Poderemos especular o que teria sido Renato treinado por Guardiola. Só que por alturas da contratação de Renato, já era do domínio público que dificilmente Guardiola permaneceria na Baviera no ano seguinte. O que fazia do destino de Renato uma incógnita significativa. É que o Carlo "Coppa di Parma" Ancelotti não tem nem metade das qualidades de quem susbtituia (algo que é verdade em mais do que um clube), e ainda menos no que a ensinar putos diz respeito. Acreditar que Renato com as debilidades que demonstrava ao nível do conhecimento do jogo somaria minutos a titular numa das mais tácticas ligas do Mundo só seria possível por alguém em coma alcoólico durante os festejos do tri, especialmente quando a concorrência incluía entre outros Joshua Kimmich, Arturo Vidal, Thiago Alcantâra e Xabi Alonso. O prémio Golden Boy que ele receberia nesse ano depressa se tornaria num Golden Beer...

Não há muito a dizer sobre os dois anos seguintes da carreira de Renato. Frustrado em Munique no primeiro ano, em que surpreendeu os adeptos pelo quão mau era, seria emprestado ao Swansea no segundo ano. Lesões complicadas, uma delas quando um treinador que o acarinhava se dedicava a apostar nele, hipotecaram a sua progressão. Ora a este nível esperar que um futebolista evolua sem jogar é semelhante a esperar que um estudante de medicina se torne neurocirurgião de elite sem nunca entrar num bloco operatório. Não acontece.

E chegamos à convocatória da selecção. Não sei que evolução teve o Renato, que outros não tenham demonstrado, para chegar lá. Os minutos que lhe deram serviram para mostrar mais do rapaz que gosta de jogar à bola que o Benfica despachou para a Baviera do que um jogador de futebol.

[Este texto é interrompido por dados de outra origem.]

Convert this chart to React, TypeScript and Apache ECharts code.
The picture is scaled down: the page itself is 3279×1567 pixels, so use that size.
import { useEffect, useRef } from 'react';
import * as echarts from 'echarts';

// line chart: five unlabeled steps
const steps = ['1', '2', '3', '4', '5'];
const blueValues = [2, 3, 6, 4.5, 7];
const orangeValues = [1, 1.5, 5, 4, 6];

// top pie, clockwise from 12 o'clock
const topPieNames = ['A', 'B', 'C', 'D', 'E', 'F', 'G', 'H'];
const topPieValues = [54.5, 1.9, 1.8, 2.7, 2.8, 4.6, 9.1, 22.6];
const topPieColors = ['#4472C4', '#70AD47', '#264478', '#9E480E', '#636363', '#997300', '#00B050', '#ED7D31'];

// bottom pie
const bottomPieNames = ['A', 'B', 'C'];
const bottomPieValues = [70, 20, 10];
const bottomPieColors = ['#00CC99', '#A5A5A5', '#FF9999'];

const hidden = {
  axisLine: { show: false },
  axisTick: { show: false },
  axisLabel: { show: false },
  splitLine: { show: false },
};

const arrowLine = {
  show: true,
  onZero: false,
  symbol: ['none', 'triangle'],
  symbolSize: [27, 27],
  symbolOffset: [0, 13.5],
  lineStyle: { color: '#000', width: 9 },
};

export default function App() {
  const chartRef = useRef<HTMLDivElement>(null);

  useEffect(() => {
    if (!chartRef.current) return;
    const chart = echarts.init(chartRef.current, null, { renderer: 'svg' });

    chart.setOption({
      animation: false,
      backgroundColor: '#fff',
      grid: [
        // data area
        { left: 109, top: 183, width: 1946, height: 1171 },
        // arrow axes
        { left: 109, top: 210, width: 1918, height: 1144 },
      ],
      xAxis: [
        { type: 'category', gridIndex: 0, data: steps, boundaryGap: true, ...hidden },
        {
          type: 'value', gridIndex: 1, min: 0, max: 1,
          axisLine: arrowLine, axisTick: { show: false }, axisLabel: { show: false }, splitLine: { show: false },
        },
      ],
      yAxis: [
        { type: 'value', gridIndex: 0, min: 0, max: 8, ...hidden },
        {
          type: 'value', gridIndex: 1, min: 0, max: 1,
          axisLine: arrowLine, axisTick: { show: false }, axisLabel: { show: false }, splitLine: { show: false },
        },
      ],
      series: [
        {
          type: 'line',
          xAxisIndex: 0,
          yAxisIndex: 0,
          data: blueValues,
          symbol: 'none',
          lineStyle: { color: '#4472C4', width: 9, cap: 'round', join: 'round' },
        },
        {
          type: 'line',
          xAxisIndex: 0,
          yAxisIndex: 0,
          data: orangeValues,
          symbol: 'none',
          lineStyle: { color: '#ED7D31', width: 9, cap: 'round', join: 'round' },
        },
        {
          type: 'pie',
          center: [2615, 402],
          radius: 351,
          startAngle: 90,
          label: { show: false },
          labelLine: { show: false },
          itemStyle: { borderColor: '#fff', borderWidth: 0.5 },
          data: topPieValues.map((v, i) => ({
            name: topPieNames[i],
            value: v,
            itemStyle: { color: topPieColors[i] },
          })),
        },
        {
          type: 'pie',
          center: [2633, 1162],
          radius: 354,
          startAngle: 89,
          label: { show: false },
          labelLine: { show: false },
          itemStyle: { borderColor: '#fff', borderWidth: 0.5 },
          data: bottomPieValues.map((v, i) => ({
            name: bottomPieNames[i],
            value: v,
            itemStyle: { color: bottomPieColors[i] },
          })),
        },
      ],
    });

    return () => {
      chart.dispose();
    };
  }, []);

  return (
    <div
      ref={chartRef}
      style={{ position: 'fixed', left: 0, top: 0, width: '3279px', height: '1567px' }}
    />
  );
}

Dizer que com Renato em campo a Itália ganhou metros no terreno é só o princípio de conversa. Conversa essa que terá outro tópico na dificuldade acrescida de Portugal em passar os Alpes com Renato em campo.

O que impede então Renato de se afirmar ao mais alto nível? Poderemos falar de vários factores, como um aconselhamento deficiente, ou de como o facto de ser mais forte do que os colegas nas escolinhas lhe permitiram ultrapassar etapas sem ter de desenvolver a mente. Mas sendo na mente que reside o principal problema de Renato, ele não advém dos estímulos a que foi ou não sujeito, ele advém da deficiente preparação mental de Renato para a alta competição. Como podemos ver isso? É ver em que se destacou Renato nos dois anos desde que saiu da Luz. Brilhou nos eventos da Paulaner e brilhou nas redes sociais. Indo ao ponto da falta de noção de lançar uma linha de emojis personalizados no dia seguinte ao clube onde (não) jogava ser despromovido! Não será demais extrapolar isto para aplicação deficiente no treino e uma frustração acrescida por não lhe ser reconhecida toda a sua genialidade. Que ainda manifeste, ao fim de dois anos em duas das mais fortes Ligas do Mundo, a incapacidade de saber onde se posicionar, indo com tudo a todos os lances, sem se importar com os espaços que abre nas suas costas é um aspecto. O outro é o extremo oposto, retirar-se do jogo com demasiado medo do que pode acontecer, não arriscar passes de ruptura sacrificando assim boas jogadas da sua equipa. No Bayern é este último modo que manifestou na pré-época. E terão sido essas as virtudes que Jorge Men... Perdão, Fernando Santos admirou ao ponto de convocar um jogador que tem zero (0000) jogos oficiais esta época, precisa de se adaptar rapidamente ao seu clube e que mal jogou a época passada por lesões mal curadas.

Mas Renato ganhou um prémio Golden Boy! Pois ganhou e como outro qualquer estrela do liceu acho que com o 12º ano a sua vida tinha atingido o pináculo e não valia a pena esforçar-se mais. Foi pena que Renato tenha adoptado Balotelli por referência e não Ronaldo, Ibra ou Messi. É que reconhecer que a capacidade de trabalho e abnegação dos maiores da nossa era é o que os faz enormes e transcendentais é o primeiro passo para se perceber como um jogador com potencial se torna um grande jogador. Ou de como um Golden Boy evolui para ser um Golden Player e não um Pirite Boy.